Task material

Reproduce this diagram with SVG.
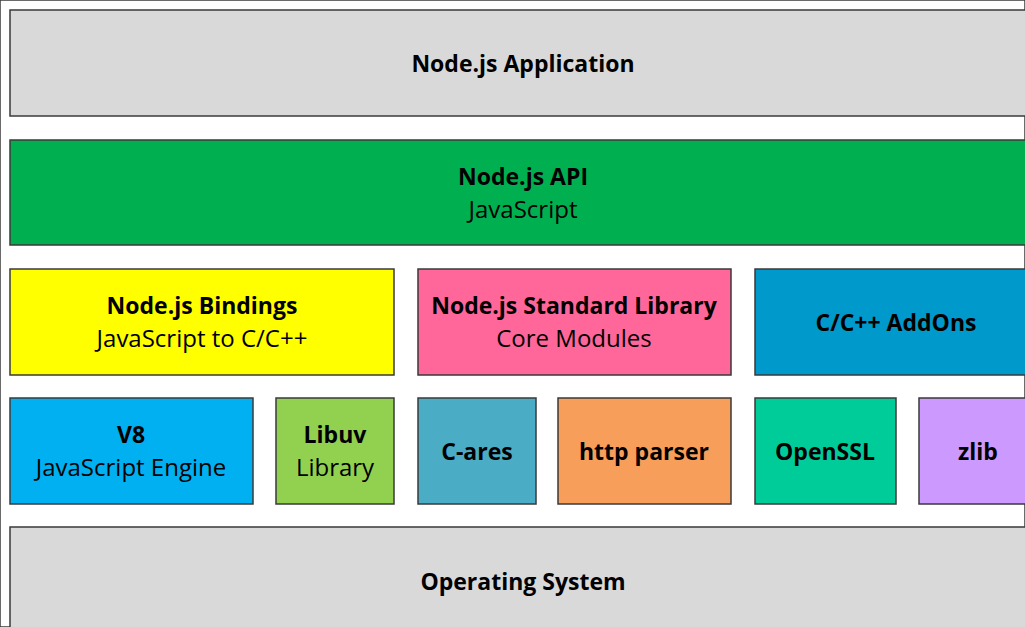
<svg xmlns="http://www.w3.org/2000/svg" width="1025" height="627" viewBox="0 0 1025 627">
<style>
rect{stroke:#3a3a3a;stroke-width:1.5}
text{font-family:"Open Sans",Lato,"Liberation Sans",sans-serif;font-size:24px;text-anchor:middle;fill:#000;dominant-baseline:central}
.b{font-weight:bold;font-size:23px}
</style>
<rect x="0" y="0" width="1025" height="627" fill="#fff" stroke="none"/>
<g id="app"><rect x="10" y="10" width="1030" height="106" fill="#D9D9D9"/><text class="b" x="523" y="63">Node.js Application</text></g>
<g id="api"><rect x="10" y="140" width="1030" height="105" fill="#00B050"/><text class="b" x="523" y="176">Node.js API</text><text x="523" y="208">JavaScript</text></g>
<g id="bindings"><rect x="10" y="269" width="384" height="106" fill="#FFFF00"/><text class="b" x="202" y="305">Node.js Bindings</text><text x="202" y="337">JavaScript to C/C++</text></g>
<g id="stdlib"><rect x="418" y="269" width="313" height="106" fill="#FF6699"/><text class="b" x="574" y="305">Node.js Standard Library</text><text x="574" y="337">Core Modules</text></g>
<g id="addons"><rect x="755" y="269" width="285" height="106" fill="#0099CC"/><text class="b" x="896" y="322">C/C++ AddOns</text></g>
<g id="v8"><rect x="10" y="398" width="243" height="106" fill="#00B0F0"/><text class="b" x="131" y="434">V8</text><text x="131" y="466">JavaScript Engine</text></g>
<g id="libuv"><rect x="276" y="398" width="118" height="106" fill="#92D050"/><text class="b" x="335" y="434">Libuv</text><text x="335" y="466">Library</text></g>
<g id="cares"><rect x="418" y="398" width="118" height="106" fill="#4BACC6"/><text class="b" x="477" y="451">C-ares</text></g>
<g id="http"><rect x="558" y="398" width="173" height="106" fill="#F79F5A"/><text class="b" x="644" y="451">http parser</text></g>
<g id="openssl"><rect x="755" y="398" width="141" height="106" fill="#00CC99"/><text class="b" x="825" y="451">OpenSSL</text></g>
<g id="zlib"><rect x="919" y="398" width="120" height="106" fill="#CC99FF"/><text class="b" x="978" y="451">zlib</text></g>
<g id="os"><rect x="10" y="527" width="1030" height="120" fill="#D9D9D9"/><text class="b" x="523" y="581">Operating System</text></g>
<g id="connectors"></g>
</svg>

* * *

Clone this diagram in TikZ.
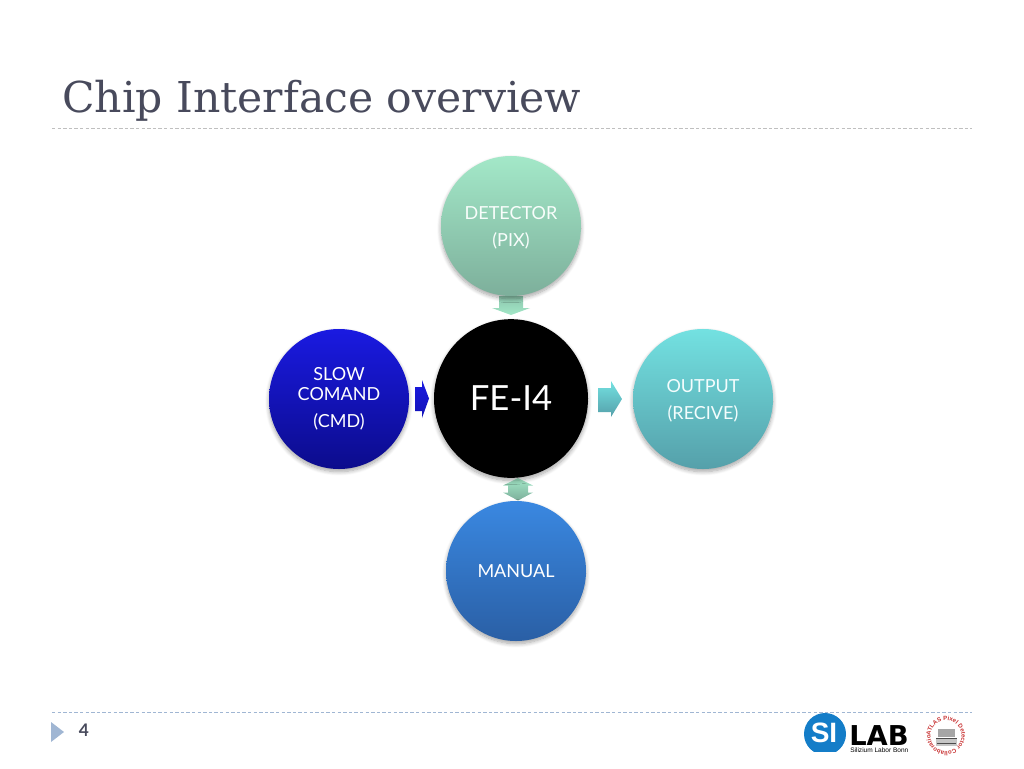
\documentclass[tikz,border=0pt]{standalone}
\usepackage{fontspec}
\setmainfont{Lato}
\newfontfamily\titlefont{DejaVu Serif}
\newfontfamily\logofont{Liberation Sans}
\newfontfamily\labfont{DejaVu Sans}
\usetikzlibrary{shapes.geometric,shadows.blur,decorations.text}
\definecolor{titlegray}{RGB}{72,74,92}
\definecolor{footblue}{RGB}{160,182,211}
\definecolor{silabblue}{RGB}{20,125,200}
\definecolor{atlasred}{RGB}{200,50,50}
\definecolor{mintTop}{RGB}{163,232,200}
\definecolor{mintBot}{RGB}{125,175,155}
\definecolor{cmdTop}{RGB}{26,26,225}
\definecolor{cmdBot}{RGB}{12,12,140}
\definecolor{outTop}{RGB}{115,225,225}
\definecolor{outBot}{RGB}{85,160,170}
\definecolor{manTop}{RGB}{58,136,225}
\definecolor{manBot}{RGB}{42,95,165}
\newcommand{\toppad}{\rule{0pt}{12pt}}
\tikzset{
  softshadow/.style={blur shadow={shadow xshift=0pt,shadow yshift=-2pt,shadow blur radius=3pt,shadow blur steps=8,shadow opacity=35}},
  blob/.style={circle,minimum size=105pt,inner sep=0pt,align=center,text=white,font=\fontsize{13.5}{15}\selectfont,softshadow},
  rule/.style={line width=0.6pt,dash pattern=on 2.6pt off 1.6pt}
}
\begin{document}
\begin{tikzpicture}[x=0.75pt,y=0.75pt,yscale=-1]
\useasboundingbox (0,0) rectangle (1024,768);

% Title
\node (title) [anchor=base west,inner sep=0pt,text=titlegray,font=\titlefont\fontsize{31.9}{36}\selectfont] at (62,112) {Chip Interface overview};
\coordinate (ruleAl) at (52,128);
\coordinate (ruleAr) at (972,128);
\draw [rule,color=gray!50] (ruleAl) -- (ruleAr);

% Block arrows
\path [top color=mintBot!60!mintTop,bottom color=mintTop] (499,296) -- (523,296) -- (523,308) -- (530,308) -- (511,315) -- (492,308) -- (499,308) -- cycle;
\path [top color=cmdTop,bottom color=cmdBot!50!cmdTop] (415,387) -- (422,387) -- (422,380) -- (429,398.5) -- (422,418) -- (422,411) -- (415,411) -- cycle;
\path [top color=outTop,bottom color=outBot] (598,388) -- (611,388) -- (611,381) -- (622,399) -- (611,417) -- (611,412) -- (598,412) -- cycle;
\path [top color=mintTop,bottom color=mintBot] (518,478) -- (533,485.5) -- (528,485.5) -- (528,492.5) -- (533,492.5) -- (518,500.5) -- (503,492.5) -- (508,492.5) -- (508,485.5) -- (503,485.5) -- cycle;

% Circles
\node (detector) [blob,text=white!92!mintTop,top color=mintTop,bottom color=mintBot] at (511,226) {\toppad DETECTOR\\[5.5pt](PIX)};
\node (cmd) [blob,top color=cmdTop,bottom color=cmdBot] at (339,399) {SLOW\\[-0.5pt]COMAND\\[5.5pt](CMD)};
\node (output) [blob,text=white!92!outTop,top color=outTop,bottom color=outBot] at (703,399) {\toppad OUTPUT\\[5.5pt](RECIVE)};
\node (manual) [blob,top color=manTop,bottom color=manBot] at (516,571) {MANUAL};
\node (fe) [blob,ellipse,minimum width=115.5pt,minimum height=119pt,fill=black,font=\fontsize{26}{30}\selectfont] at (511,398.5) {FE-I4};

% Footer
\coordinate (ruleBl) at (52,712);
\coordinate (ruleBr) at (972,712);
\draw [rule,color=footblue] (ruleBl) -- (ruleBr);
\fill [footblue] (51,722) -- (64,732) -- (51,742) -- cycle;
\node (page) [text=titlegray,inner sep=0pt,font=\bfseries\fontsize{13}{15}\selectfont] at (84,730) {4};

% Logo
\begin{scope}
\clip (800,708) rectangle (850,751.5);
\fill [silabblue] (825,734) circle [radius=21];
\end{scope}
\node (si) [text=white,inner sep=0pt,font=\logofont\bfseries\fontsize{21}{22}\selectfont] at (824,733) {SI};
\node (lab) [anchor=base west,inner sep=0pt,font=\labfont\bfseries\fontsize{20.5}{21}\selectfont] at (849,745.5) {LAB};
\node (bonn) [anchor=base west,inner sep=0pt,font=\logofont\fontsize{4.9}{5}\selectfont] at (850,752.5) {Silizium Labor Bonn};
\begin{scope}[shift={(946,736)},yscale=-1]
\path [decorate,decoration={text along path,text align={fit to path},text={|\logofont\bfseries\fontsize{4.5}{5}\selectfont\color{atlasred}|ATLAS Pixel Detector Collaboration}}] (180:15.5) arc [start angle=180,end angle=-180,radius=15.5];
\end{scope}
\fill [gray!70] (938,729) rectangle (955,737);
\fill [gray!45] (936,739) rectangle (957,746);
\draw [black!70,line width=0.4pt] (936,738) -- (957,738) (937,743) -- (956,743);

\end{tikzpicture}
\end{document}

* * *

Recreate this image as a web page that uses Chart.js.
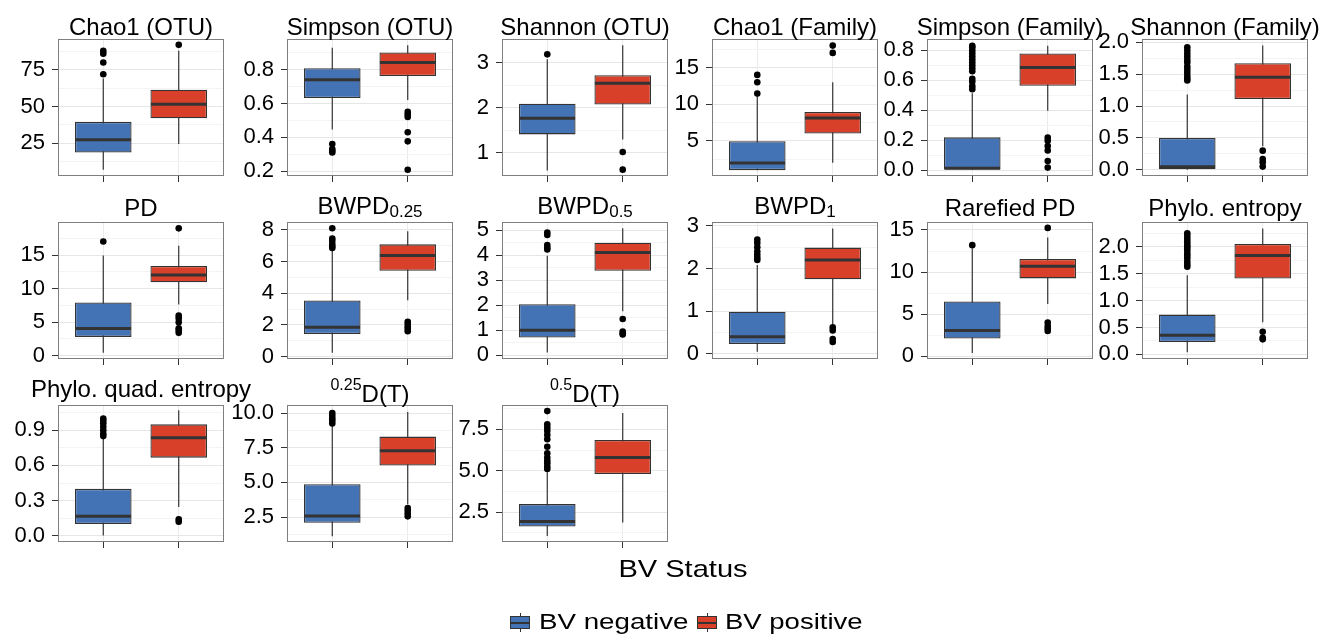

Stated problem
Print exactly the lines from the line containing "Clone this diagram in TikZ." through the line containing "(ruleAl) -- (ruleAr);", and omit any picture found among them.

Full answer
Clone this diagram in TikZ.
\documentclass[tikz,border=0pt]{standalone}
\usepackage{fontspec}
\setmainfont{Lato}
\newfontfamily\titlefont{DejaVu Serif}
\newfontfamily\logofont{Liberation Sans}
\newfontfamily\labfont{DejaVu Sans}
\usetikzlibrary{shapes.geometric,shadows.blur,decorations.text}
\definecolor{titlegray}{RGB}{72,74,92}
\definecolor{footblue}{RGB}{160,182,211}
\definecolor{silabblue}{RGB}{20,125,200}
\definecolor{atlasred}{RGB}{200,50,50}
\definecolor{mintTop}{RGB}{163,232,200}
\definecolor{mintBot}{RGB}{125,175,155}
\definecolor{cmdTop}{RGB}{26,26,225}
\definecolor{cmdBot}{RGB}{12,12,140}
\definecolor{outTop}{RGB}{115,225,225}
\definecolor{outBot}{RGB}{85,160,170}
\definecolor{manTop}{RGB}{58,136,225}
\definecolor{manBot}{RGB}{42,95,165}
\newcommand{\toppad}{\rule{0pt}{12pt}}
\tikzset{
  softshadow/.style={blur shadow={shadow xshift=0pt,shadow yshift=-2pt,shadow blur radius=3pt,shadow blur steps=8,shadow opacity=35}},
  blob/.style={circle,minimum size=105pt,inner sep=0pt,align=center,text=white,font=\fontsize{13.5}{15}\selectfont,softshadow},
  rule/.style={line width=0.6pt,dash pattern=on 2.6pt off 1.6pt}
}
\begin{document}
\begin{tikzpicture}[x=0.75pt,y=0.75pt,yscale=-1]
\useasboundingbox (0,0) rectangle (1024,768);

% Title
\node (title) [anchor=base west,inner sep=0pt,text=titlegray,font=\titlefont\fontsize{31.9}{36}\selectfont] at (62,112) {Chip Interface overview};
\coordinate (ruleAl) at (52,128);
\coordinate (ruleAr) at (972,128);
\draw [rule,color=gray!50] (ruleAl) -- (ruleAr);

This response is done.